#### What to work on
Omit pictures and quote the listing below line by line, from its start through the line that holds "plt.rcParams['font.family'] = ['Open".

#### Data shown
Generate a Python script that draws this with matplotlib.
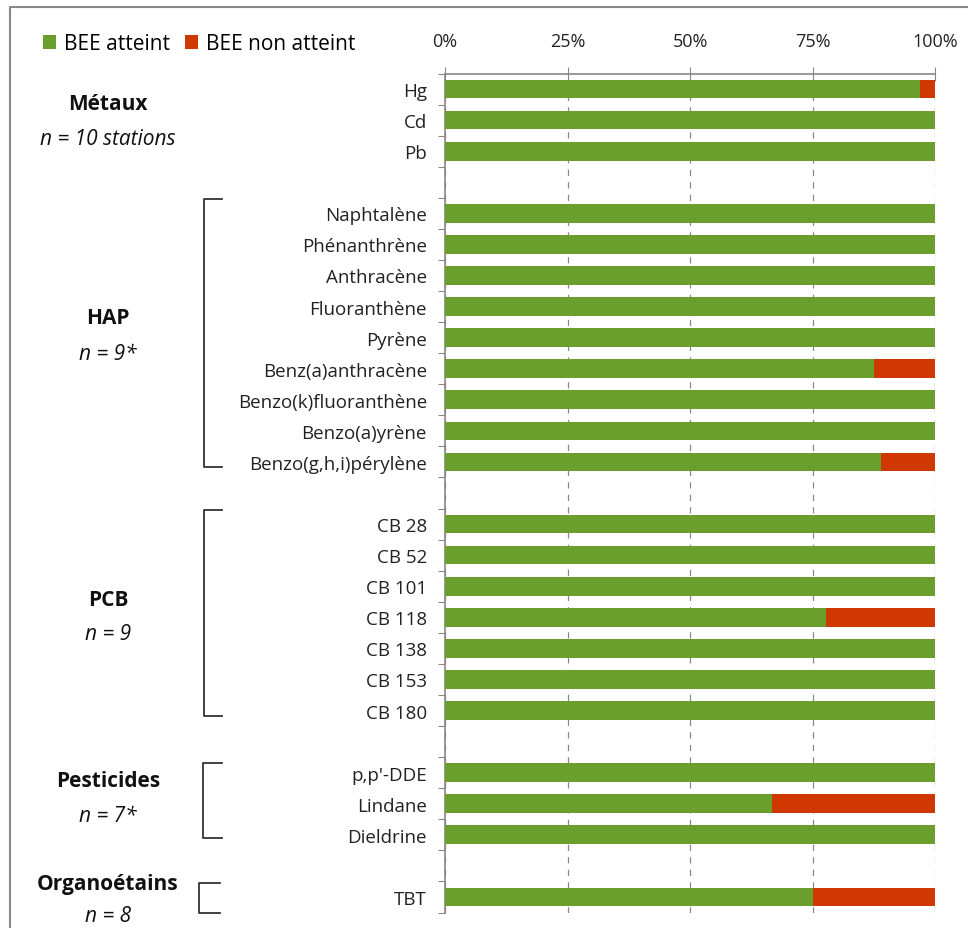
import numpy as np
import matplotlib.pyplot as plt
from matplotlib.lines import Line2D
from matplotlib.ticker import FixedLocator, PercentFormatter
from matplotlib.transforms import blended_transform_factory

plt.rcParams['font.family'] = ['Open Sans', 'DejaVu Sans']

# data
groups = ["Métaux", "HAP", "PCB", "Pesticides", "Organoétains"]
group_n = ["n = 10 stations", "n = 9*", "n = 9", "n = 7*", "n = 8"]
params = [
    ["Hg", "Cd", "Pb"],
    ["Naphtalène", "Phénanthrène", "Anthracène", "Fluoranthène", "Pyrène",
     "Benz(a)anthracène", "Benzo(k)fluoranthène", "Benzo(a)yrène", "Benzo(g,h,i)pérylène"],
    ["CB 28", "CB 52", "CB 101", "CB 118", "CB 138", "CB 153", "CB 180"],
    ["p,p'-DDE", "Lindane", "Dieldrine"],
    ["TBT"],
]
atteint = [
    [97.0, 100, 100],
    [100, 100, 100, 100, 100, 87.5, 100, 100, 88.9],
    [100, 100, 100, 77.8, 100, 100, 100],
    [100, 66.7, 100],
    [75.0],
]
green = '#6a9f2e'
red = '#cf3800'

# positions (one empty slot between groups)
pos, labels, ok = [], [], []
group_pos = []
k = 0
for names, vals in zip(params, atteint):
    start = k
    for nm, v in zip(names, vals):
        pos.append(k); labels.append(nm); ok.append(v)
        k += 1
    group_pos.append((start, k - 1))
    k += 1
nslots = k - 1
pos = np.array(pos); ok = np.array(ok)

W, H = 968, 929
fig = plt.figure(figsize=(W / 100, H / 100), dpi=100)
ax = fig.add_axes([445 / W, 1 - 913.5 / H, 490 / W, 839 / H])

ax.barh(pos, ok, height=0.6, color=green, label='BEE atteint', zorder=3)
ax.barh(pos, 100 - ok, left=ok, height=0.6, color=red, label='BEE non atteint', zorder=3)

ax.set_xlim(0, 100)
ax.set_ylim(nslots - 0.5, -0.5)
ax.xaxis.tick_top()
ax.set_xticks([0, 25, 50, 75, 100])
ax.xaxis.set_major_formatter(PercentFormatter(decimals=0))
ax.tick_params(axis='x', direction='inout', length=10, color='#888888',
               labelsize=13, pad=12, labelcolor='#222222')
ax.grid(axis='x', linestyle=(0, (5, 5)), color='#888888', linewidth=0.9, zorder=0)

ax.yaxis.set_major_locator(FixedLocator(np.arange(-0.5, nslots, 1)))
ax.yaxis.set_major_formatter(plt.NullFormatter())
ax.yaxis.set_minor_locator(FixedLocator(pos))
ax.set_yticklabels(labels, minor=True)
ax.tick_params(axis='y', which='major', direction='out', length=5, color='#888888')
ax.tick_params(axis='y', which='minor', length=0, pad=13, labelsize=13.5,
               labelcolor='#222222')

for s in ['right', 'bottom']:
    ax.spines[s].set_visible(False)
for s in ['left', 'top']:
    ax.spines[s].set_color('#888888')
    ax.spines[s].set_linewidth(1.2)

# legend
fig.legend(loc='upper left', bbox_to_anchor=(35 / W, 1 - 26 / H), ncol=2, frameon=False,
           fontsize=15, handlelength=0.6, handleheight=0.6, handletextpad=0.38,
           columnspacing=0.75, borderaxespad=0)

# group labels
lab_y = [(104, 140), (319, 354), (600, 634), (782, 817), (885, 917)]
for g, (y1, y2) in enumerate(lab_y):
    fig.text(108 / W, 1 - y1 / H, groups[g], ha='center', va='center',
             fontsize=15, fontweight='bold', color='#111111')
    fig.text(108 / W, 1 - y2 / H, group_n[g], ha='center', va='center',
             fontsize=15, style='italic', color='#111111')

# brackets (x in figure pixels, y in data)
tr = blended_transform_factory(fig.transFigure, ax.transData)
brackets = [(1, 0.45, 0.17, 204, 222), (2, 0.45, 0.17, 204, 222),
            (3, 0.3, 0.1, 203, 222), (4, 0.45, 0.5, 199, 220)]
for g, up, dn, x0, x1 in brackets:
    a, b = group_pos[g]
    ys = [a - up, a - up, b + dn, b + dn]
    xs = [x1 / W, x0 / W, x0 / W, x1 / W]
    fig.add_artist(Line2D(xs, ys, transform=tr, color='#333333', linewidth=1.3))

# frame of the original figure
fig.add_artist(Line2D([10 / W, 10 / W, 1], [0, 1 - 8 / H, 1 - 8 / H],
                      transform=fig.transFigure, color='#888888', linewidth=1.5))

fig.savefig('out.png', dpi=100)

#### Response to this exercise
Generate a Python script that draws this with matplotlib.
import numpy as np
import matplotlib.pyplot as plt
from matplotlib.lines import Line2D
from matplotlib.ticker import FixedLocator, PercentFormatter
from matplotlib.transforms import blended_transform_factory

plt.rcParams['font.family'] = ['Open Sans', 'DejaVu Sans']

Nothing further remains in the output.